Marcelo Gleiser*
Sem telescópios cada vez mais poderosos, a ciência e o nosso conhecimento dos céus estagnariam
O pensador francês do século 17 Bernard Le Bovier de Fontenelle bem que
avisou: "Toda filosofia se resume a duas coisas: curiosidade e miopia: o
problema é que queremos ver mais longe do que enxergamos".
Perfeita a frase como definição da empreitada da astronomia: ver mais
longe e mais claramente, tentando aliviar nossa miopia com relação aos
mistérios do Universo.
De fato, podemos contar a história da astronomia como uma história da
evolução dos telescópios e do que foram capazes de enxergar.
Eis o desafio: fontes distantes de luz e de outras formas de radiação
são extremamente fracas. Sua intensidade cai com o quadrado da
distância. O que vemos a olho nu, não mais do que alguns milhares de
estrelas, é uma fração ínfima do que está "lá fora". Pense que, só na
nossa galáxia, são mais de 200 bilhões delas. E são mais de 200 bilhões
de galáxias espalhadas pelo Universo.
A solução é construir "baldes de luz", telescópios capazes de coletar o
máximo de luz possível proveniente de fontes que muitas vezes estão a
bilhões de anos-luz daqui. A luz que os maiores telescópios coletam
agora deixou algumas dessas fontes antes de a Terra se formar, 4,6
bilhões de anos atrás.
A astronomia moderna precisa de telescópios cada vez mais poderosos,
capazes de fornecer detalhes cada vez mais precisos de fontes cada vez
mais distantes. Sem isso, a ciência e o nosso conhecimento dos céus
estagnariam. Para ser competitiva, a astronomia de ponta e os astrônomos
que a praticam precisam ter acesso a essas máquinas, que trazem os
confins do Universo até nós. Astrônomos que hoje não têm acesso aos
maiores telescópios estão fadados a praticar uma astronomia antiquada e
com poucas chances de grandes descobertas.

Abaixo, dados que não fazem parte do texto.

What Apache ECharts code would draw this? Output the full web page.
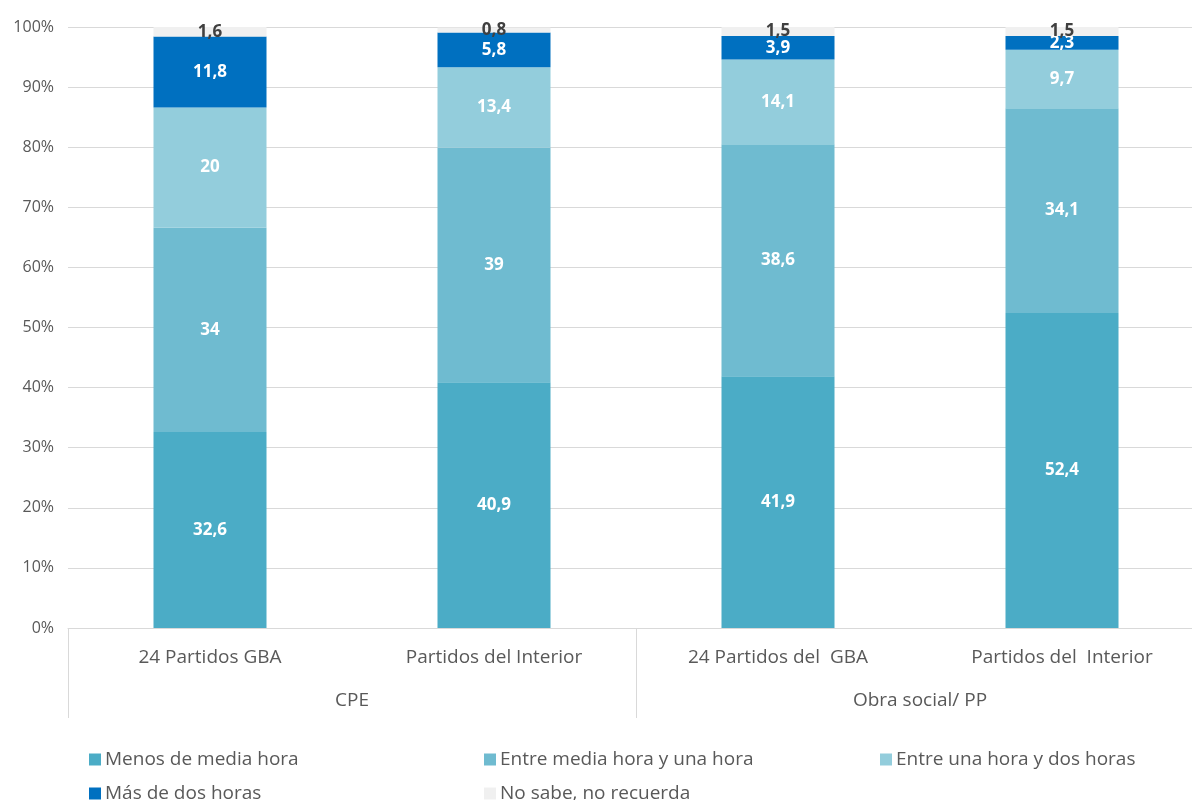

Como na física de partículas, onde máquinas custam bilhões de dólares,
na astronomia de ponta os custos também são altos. Existe uma competição
saudável entre grupos de países diferentes, cada qual com seus
telescópios e projetos para construir outros mais poderosos.
O ESO (Observatório Europeu do Sul) opera, por exemplo, em alguns locais
no Chile, onde estive recentemente. Em particular, visitei o VLT (Very
Large Telescope), um grupo de quatro telescópios.
O ESO tem planos de construir um telescópio ainda maior, o E-ELT
(Extremely Large Telescope) nos próximos anos. O ELT será um gigante,
capaz de ver o que nunca foi visto, como planetas semelhantes à Terra
girando em torno de outras estrelas, as estrelas mais antigas ou o
coração de buracos negros.
Enquanto isso, os EUA, a Austrália e a Coreia do Sul planejam o GMT
(Giant Magellan Telescope), também no Chile. Esses instrumentos prometem
revolucionar nosso conhecimento do Cosmo.
E o Brasil? Infelizmente, a comunidade astronômica brasileira se vê
dividida entre as possíveis opções, dados os fundos escassos.
Existe um projeto já avançado de o Brasil se juntar ao ESO como país
membro, mas ainda atravancado no Legislativo. A Fapesp deve anunciar em
breve acordo para participar do GMT. Enquanto as desavenças criam ainda
mais obstáculos, quem perde é a competitividade de nossa astronomia que,
sem acesso a esses novos olhos, sofrerá de miopia crescente.